From here we continued round to the area underneath the Harbour Bridge known as 'The Rocks'. It was here that the settlers all lived (mainly in poverty) with several streets demolished once the bridge was built. These days the Rocks is an area full of quirky shops and trendy cafes, with markets taking place at weekends. There was one on whilst we were there so we browsed the stalls before heading into the free 'History of The Rocks' Museum. The smallish building was full of artefacts that have been found during archaeological digs over the years, exposing everything from the walls of previously standing buildings to tools, crockery and children toys.
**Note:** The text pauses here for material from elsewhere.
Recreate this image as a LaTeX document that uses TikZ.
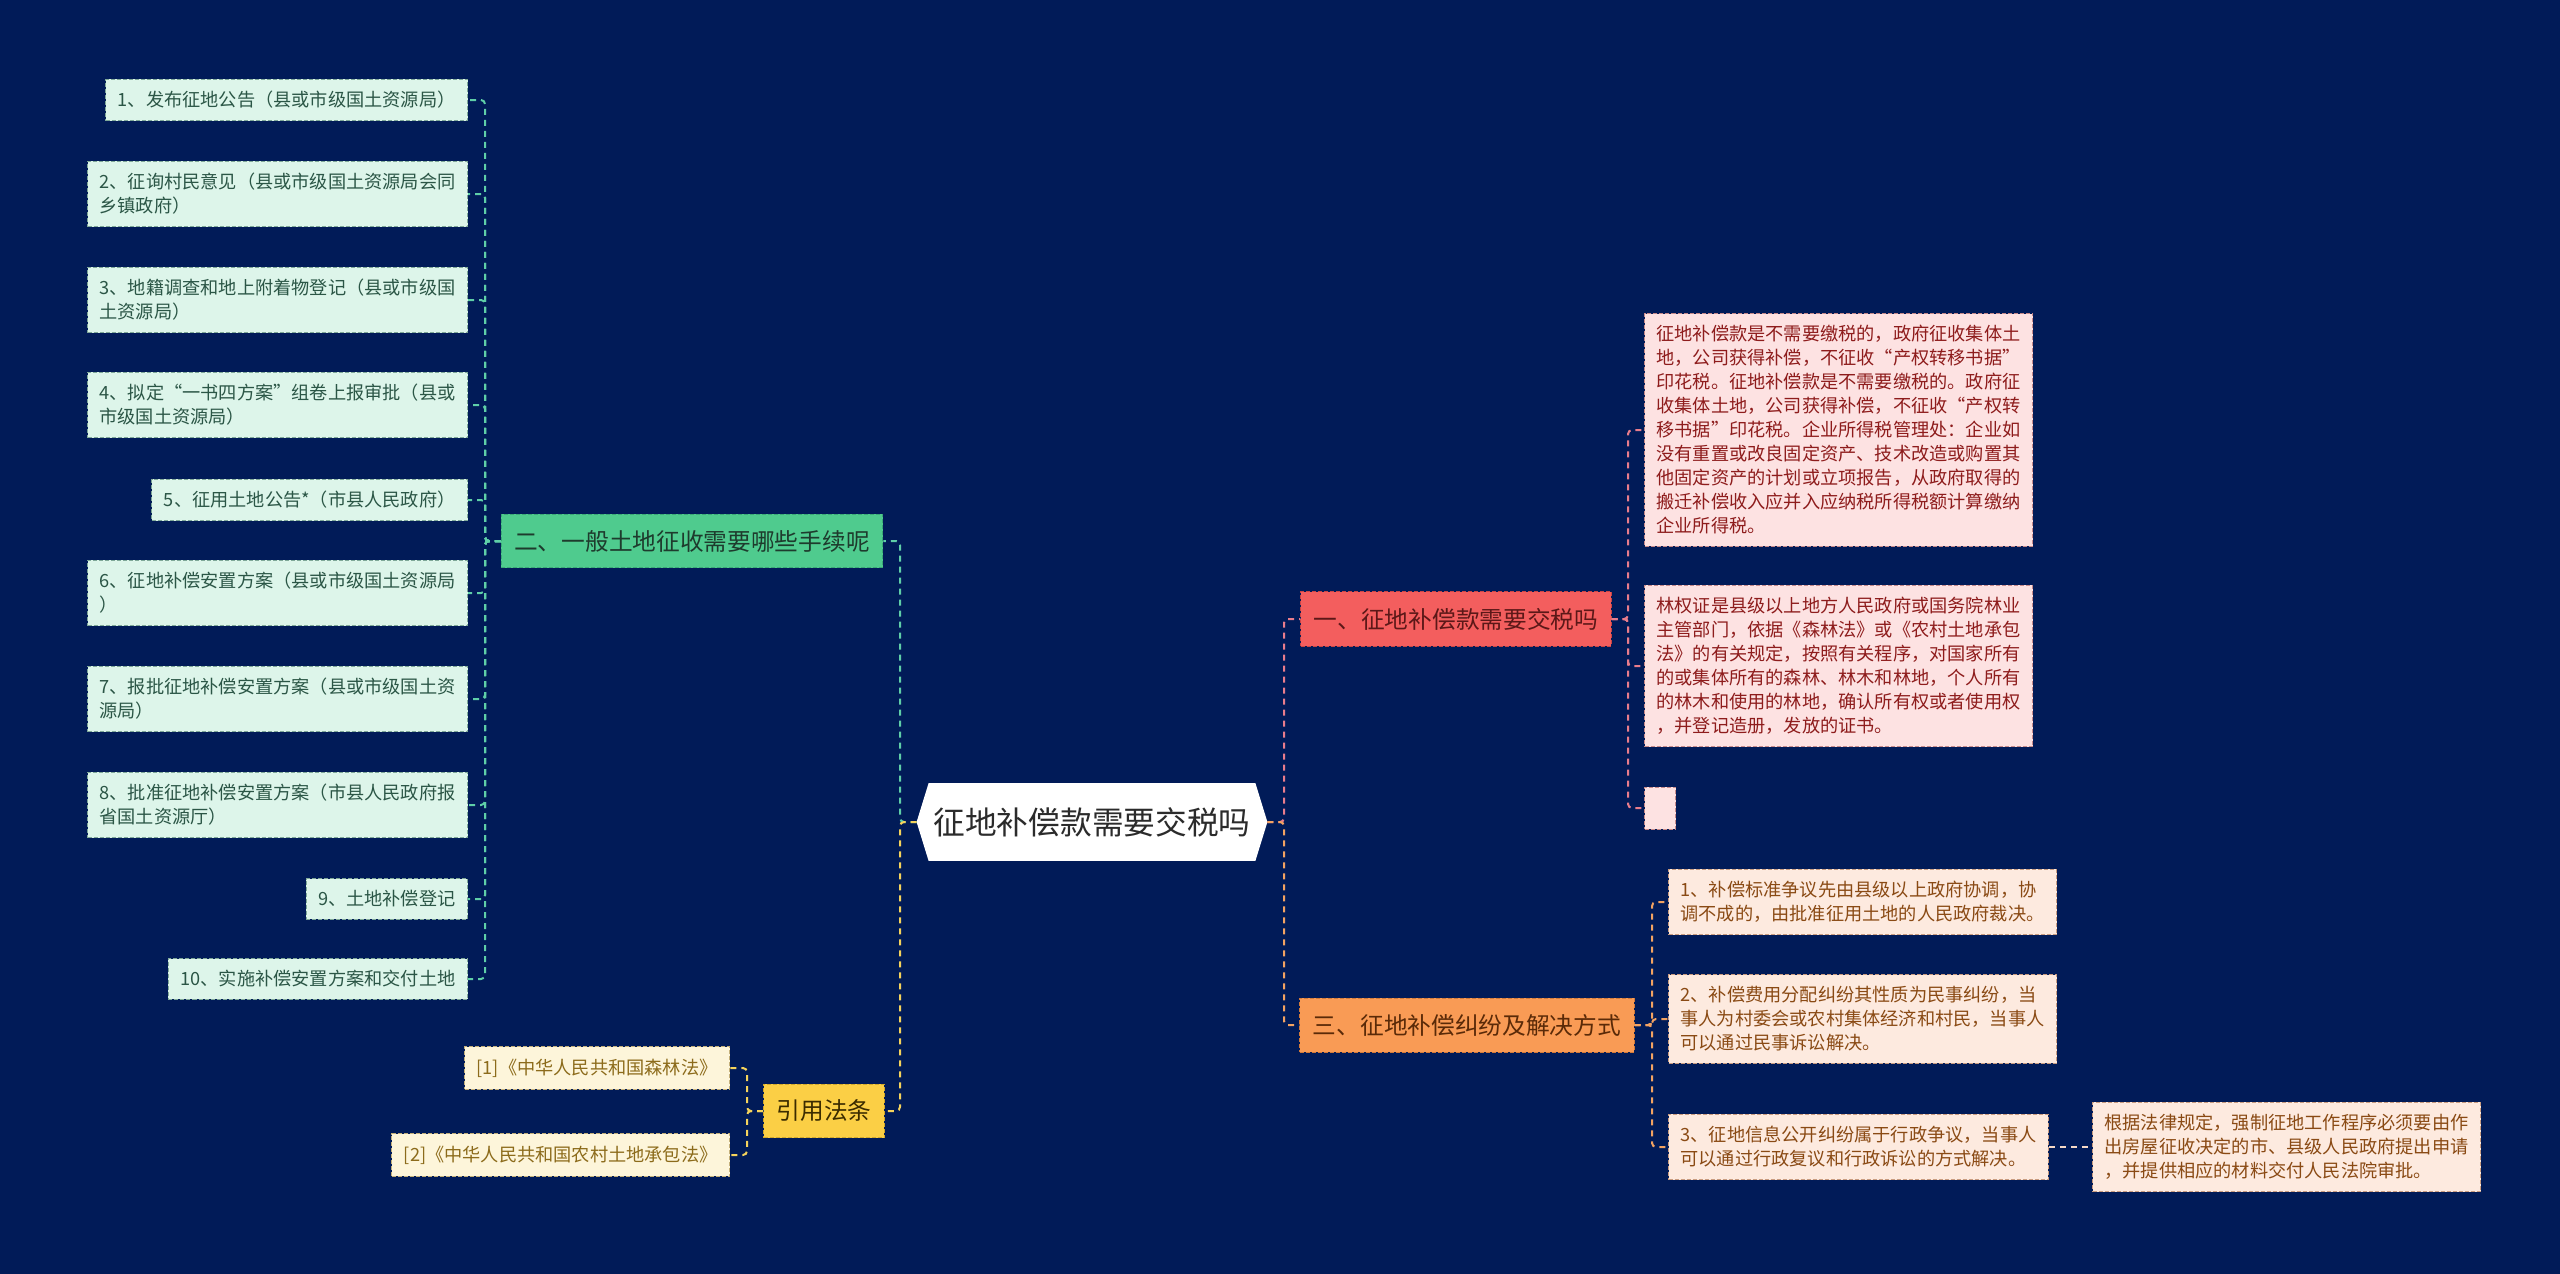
\documentclass[tikz,border=0pt]{standalone}
\usepackage{fontspec}
\setmainfont{Noto Sans CJK SC}
\pgfdeclarelayer{back}
\pgfsetlayers{back,main}
\definecolor{navy}{HTML}{011B58}
\definecolor{rootText}{HTML}{2B2B2B}
\definecolor{gFill}{HTML}{4FCB8E}
\definecolor{gLine}{HTML}{3AA876}
\definecolor{gText}{HTML}{1E3B2D}
\definecolor{gLeafFill}{HTML}{DDF5EA}
\definecolor{gLeafLine}{HTML}{7FA898}
\definecolor{gLeafText}{HTML}{2B5646}
\definecolor{gLink}{HTML}{5FCFA8}
\definecolor{rFill}{HTML}{F35E5E}
\definecolor{rLine}{HTML}{C94545}
\definecolor{rText}{HTML}{5C1818}
\definecolor{rLeafFill}{HTML}{FDE2E2}
\definecolor{rLeafLine}{HTML}{C78A8A}
\definecolor{rLeafText}{HTML}{8E1C1C}
\definecolor{rLink}{HTML}{E97D8C}
\definecolor{oFill}{HTML}{F99B55}
\definecolor{oLine}{HTML}{D27A3A}
\definecolor{oText}{HTML}{5A2A08}
\definecolor{oLeafFill}{HTML}{FDEADF}
\definecolor{oLeafLine}{HTML}{C99C80}
\definecolor{oLeafText}{HTML}{8A4A14}
\definecolor{oLink}{HTML}{F3A362}
\definecolor{oLinkPale}{HTML}{F6D9C6}
\definecolor{yFill}{HTML}{FBCF45}
\definecolor{yLine}{HTML}{D2A82A}
\definecolor{yText}{HTML}{3B2C00}
\definecolor{yLeafFill}{HTML}{FDF5DA}
\definecolor{yLeafLine}{HTML}{C4B07A}
\definecolor{yLeafText}{HTML}{8C6B1B}
\definecolor{yLink}{HTML}{F5D35C}
\tikzset{
  rootbox/.style={inner sep=0pt,minimum width=175pt,minimum height=38.5pt,text=rootText,font=\fontsize{15.85}{18}\selectfont},
  branch/.style={line width=.5pt,dash pattern=on 2pt off 1pt,inner xsep=6.5pt,inner ysep=8pt,font=\fontsize{11.85}{14}\selectfont},
  leaf/.style={line width=.5pt,dash pattern=on 2pt off 1pt,inner xsep=6pt,inner ysep=6pt,align=left,font=\fontsize{9.1}{12}\selectfont},
  gbranch/.style={branch,fill=gFill,draw=gLine,text=gText},
  rbranch/.style={branch,fill=rFill,draw=rLine,text=rText},
  obranch/.style={branch,fill=oFill,draw=oLine,text=oText},
  ybranch/.style={branch,fill=yFill,draw=yLine,text=yText},
  gleaf/.style={leaf,fill=gLeafFill,draw=gLeafLine,text=gLeafText,anchor=east},
  rleaf/.style={leaf,fill=rLeafFill,draw=rLeafLine,text=rLeafText,anchor=west},
  oleaf/.style={leaf,fill=oLeafFill,draw=oLeafLine,text=oLeafText,anchor=west},
  yleaf/.style={leaf,fill=yLeafFill,draw=yLeafLine,text=yLeafText,anchor=east},
  link/.style={line width=1pt,dash pattern=on 3pt off 2.5pt,rounded corners=2pt},
}
\begin{document}
\begin{tikzpicture}[x=.5pt,y=-.5pt]
\path[use as bounding box] (0,0) rectangle (2560,1274);
% centre
\node[rootbox] (root) at (1092,822) {征地补偿款需要交税吗};
% branches
\node[gbranch] (procedure) at (692,541) {二、一般土地征收需要哪些手续呢};
\node[ybranch] (laws) at (824,1111) {引用法条};
\node[rbranch] (taxq) at (1456,619) {一、征地补偿款需要交税吗};
\node[obranch] (dispute) at (1467,1025) {三、征地补偿纠纷及解决方式};
% procedure steps
\node[gleaf] (step1) at (468,100) {1、发布征地公告（县或市级国土资源局）};
\node[gleaf] (step2) at (468,194) {2、征询村民意见（县或市级国土资源局会同\\乡镇政府）};
\node[gleaf] (step3) at (468,300) {3、地籍调查和地上附着物登记（县或市级国\\土资源局）};
\node[gleaf] (step4) at (468,405) {4、拟定“一书四方案”组卷上报审批（县或\\市级国土资源局）};
\node[gleaf] (step5) at (468,500) {5、征用土地公告*（市县人民政府）};
\node[gleaf] (step6) at (468,593) {6、征地补偿安置方案（县或市级国土资源局\\）};
\node[gleaf] (step7) at (468,699) {7、报批征地补偿安置方案（县或市级国土资\\源局）};
\node[gleaf] (step8) at (468,805) {8、批准征地补偿安置方案（市县人民政府报\\省国土资源厅）};
\node[gleaf] (step9) at (468,899) {9、土地补偿登记};
\node[gleaf] (step10) at (468,979) {10、实施补偿安置方案和交付土地};
% cited laws
\node[yleaf] (law1) at (730,1068) {[1]《中华人民共和国森林法》};
\node[yleaf] (law2) at (730,1155) {[2]《中华人民共和国农村土地承包法》};
% tax answers
\node[rleaf] (tax1) at (1644,430) {征地补偿款是不需要缴税的，政府征收集体土\\地，公司获得补偿，不征收“产权转移书据”\\印花税。征地补偿款是不需要缴税的。政府征\\收集体土地，公司获得补偿，不征收“产权转\\移书据”印花税。企业所得税管理处：企业如\\没有重置或改良固定资产、技术改造或购置其\\他固定资产的计划或立项报告，从政府取得的\\搬迁补偿收入应并入应纳税所得税额计算缴纳\\企业所得税。};
\node[rleaf] (tax2) at (1644,666) {林权证是县级以上地方人民政府或国务院林业\\主管部门，依据《森林法》或《农村土地承包\\法》的有关规定，按照有关程序，对国家所有\\的或集体所有的森林、林木和林地，个人所有\\的林木和使用的林地，确认所有权或者使用权\\，并登记造册，发放的证书。};
\node[rleaf,minimum width=15.5pt,minimum height=21pt] (tax3) at (1644,808) {};
% dispute answers
\node[oleaf] (disp1) at (1668,902) {1、补偿标准争议先由县级以上政府协调，协\\调不成的，由批准征用土地的人民政府裁决。};
\node[oleaf] (disp2) at (1668,1019) {2、补偿费用分配纠纷其性质为民事纠纷，当\\事人为村委会或农村集体经济和村民，当事人\\可以通过民事诉讼解决。};
\node[oleaf] (disp3) at (1668,1147) {3、征地信息公开纠纷属于行政争议，当事人\\可以通过行政复议和行政诉讼的方式解决。};
\node[oleaf] (court) at (2092,1147) {根据法律规定，强制征地工作程序必须要由作\\出房屋征收决定的市、县级人民政府提出申请\\，并提供相应的材料交付人民法院审批。};
% background and centre shape
\begin{pgfonlayer}{back}
\fill[navy] (0,0) rectangle (2560,1274);
\fill[white] (root.west) -- ([xshift=6pt]root.north west) -- ([xshift=-6pt]root.north east) -- (root.east) -- ([xshift=-6pt]root.south east) -- ([xshift=6pt]root.south west) -- cycle;
\end{pgfonlayer}
% bus lines
\coordinate (busC) at (900,0);
\coordinate (busR) at (1284,0);
\coordinate (busG) at (485,0);
\coordinate (busY) at (747,0);
\coordinate (busT) at (1628,0);
\coordinate (busO) at (1652,0);
% connectors
\draw[link,gLink] (root.west) -- (root.west -| busC) |- (procedure.east);
\draw[link,yLink] (root.west) -- (root.west -| busC) |- (laws.east);
\draw[link,rLink] (root.east) -- (root.east -| busR) |- (taxq.west);
\draw[link,oLink] (root.east) -- (root.east -| busR) |- (dispute.west);
\draw[link,gLink] (procedure.west) -- (procedure.west -| busG) |- (step1.east);
\draw[link,gLink] (procedure.west) -- (procedure.west -| busG) |- (step2.east);
\draw[link,gLink] (procedure.west) -- (procedure.west -| busG) |- (step3.east);
\draw[link,gLink] (procedure.west) -- (procedure.west -| busG) |- (step4.east);
\draw[link,gLink] (procedure.west) -- (procedure.west -| busG) |- (step5.east);
\draw[link,gLink] (procedure.west) -- (procedure.west -| busG) |- (step6.east);
\draw[link,gLink] (procedure.west) -- (procedure.west -| busG) |- (step7.east);
\draw[link,gLink] (procedure.west) -- (procedure.west -| busG) |- (step8.east);
\draw[link,gLink] (procedure.west) -- (procedure.west -| busG) |- (step9.east);
\draw[link,gLink] (procedure.west) -- (procedure.west -| busG) |- (step10.east);
\draw[link,yLink] (laws.west) -- (laws.west -| busY) |- (law1.east);
\draw[link,yLink] (laws.west) -- (laws.west -| busY) |- (law2.east);
\draw[link,rLink] (taxq.east) -- (taxq.east -| busT) |- (tax1.west);
\draw[link,rLink] (taxq.east) -- (taxq.east -| busT) |- (tax2.west);
\draw[link,rLink] (taxq.east) -- (taxq.east -| busT) |- (tax3.west);
\draw[link,oLink] (dispute.east) -- (dispute.east -| busO) |- (disp1.west);
\draw[link,oLink] (dispute.east) -- (dispute.east -| busO) |- (disp2.west);
\draw[link,oLink] (dispute.east) -- (dispute.east -| busO) |- (disp3.west);
\draw[link,oLinkPale] (disp3.east) -- (court.west);
\end{tikzpicture}
\end{document}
More interesting than this were the various screens displaying images and stories spanning Sydney from the days of a couple of small aboriginal communities living on the banks of the water, to the settlers, how this affected and ultimately destroyed the local people and their traditions, and the rapid development of a convict colony into what we know Sydney as today. It was really really interesting, a great way to find out and learn about the 'real' Sydney away from the tourist sites, and an even better way to complete our time here!
From the hustle and bustle of a cosmopolitan city to the polar opposite - next stop, the Outback!